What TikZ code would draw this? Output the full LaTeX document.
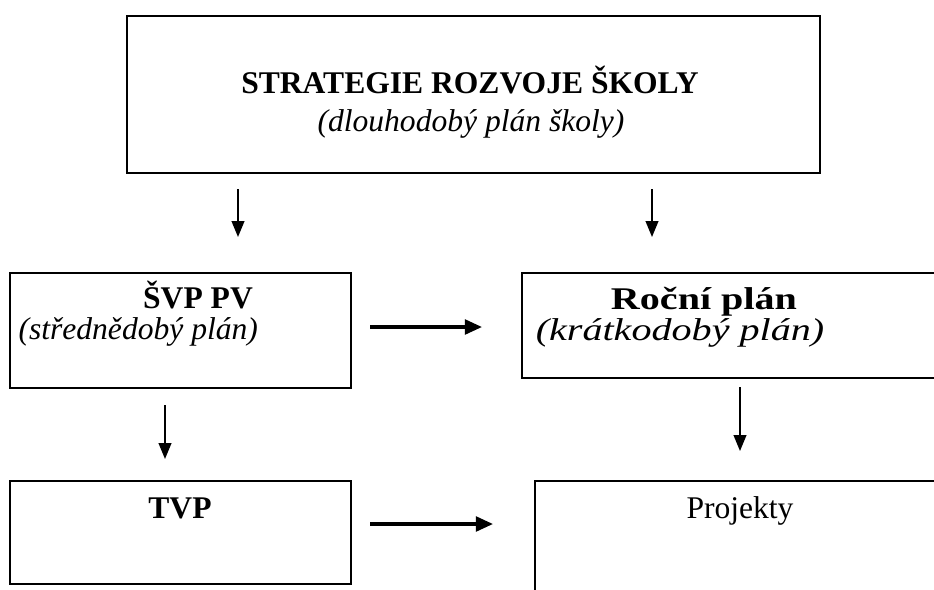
\documentclass[tikz,border=0pt]{standalone}
\usepackage{fontspec}
\usepackage{graphicx}
\setmainfont{Liberation Serif}
\usetikzlibrary{arrows.meta}

\tikzset{
  box/.style={draw,line width=0.8pt,inner sep=0pt,anchor=north west},
  txt/.style={anchor=base,inner sep=0pt,font=\fontsize{12}{14}\selectfont},
  down/.style={line width=0.6pt,-{Triangle[length=6pt,width=4.8pt]}},
  across/.style={line width=1.2pt,-{Triangle[length=6.5pt,width=5.6pt]}}
}
% wide letters of the right box
\newcommand{\widetxt}[1]{\scalebox{1.27}[1]{#1}}

\begin{document}
\begin{tikzpicture}[x=0.38pt,y=-0.38pt]

% Frame
\useasboundingbox (0,0) rectangle (934,589);
\clip (0,0) rectangle (934,589);

% Boxes
\node[box,minimum width=263.3pt,minimum height=59.7pt] (strategie) at (126,15) {};
\node[box,minimum width=129.6pt,minimum height=43.7pt] (svp) at (9,272) {};
\node[box,minimum width=166.8pt,minimum height=39.9pt] (rocni) at (521,272) {};
\node[box,minimum width=129.6pt,minimum height=39.1pt] (tvp) at (9,480) {};
\node[box,minimum width=161.9pt,minimum height=49.4pt] (projekty) at (534,480) {};

% Texts
\node[txt] (strategieT) at (470,93) {\bfseries STRATEGIE ROZVOJE ŠKOLY};
\node[txt] (strategieS) at (471,131) {\itshape (dlouhodobý plán školy)};
\node[txt] (svpT) at (198,308) {\bfseries ŠVP PV};
\node[txt,anchor=base west] (svpS) at (18,339) {\itshape (střednědobý plán)};
\node[txt] (rocniT) at (704,309) {\widetxt{\bfseries Roční plán}};
\node[txt] (rocniS) at (680,340) {\widetxt{\itshape (krátkodobý plán)}};
\node[txt] (tvpT) at (180,518) {\bfseries TVP};
\node[txt] (projektyT) at (740,518) {Projekty};

% Arrow ends
\coordinate (a1) at (238,189); \coordinate (b1) at (238,237);
\coordinate (a2) at (652,189); \coordinate (b2) at (652,237);
\coordinate (a3) at (370,327); \coordinate (b3) at (482,327);
\coordinate (a4) at (165,405); \coordinate (b4) at (165,459);
\coordinate (a5) at (740,387); \coordinate (b5) at (740,451);
\coordinate (a6) at (370,524); \coordinate (b6) at (493,524);

% Arrows
\draw[down] (a1) -- (b1);
\draw[down] (a2) -- (b2);
\draw[across] (a3) -- (b3);
\draw[down] (a4) -- (b4);
\draw[down] (a5) -- (b5);
\draw[across] (a6) -- (b6);

\end{tikzpicture}
\end{document}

_ _ _

● **CHALLENGE**: The answer is one number: how many lines of the material above contain "draw".

● **EXPECTED OUTPUT**: 8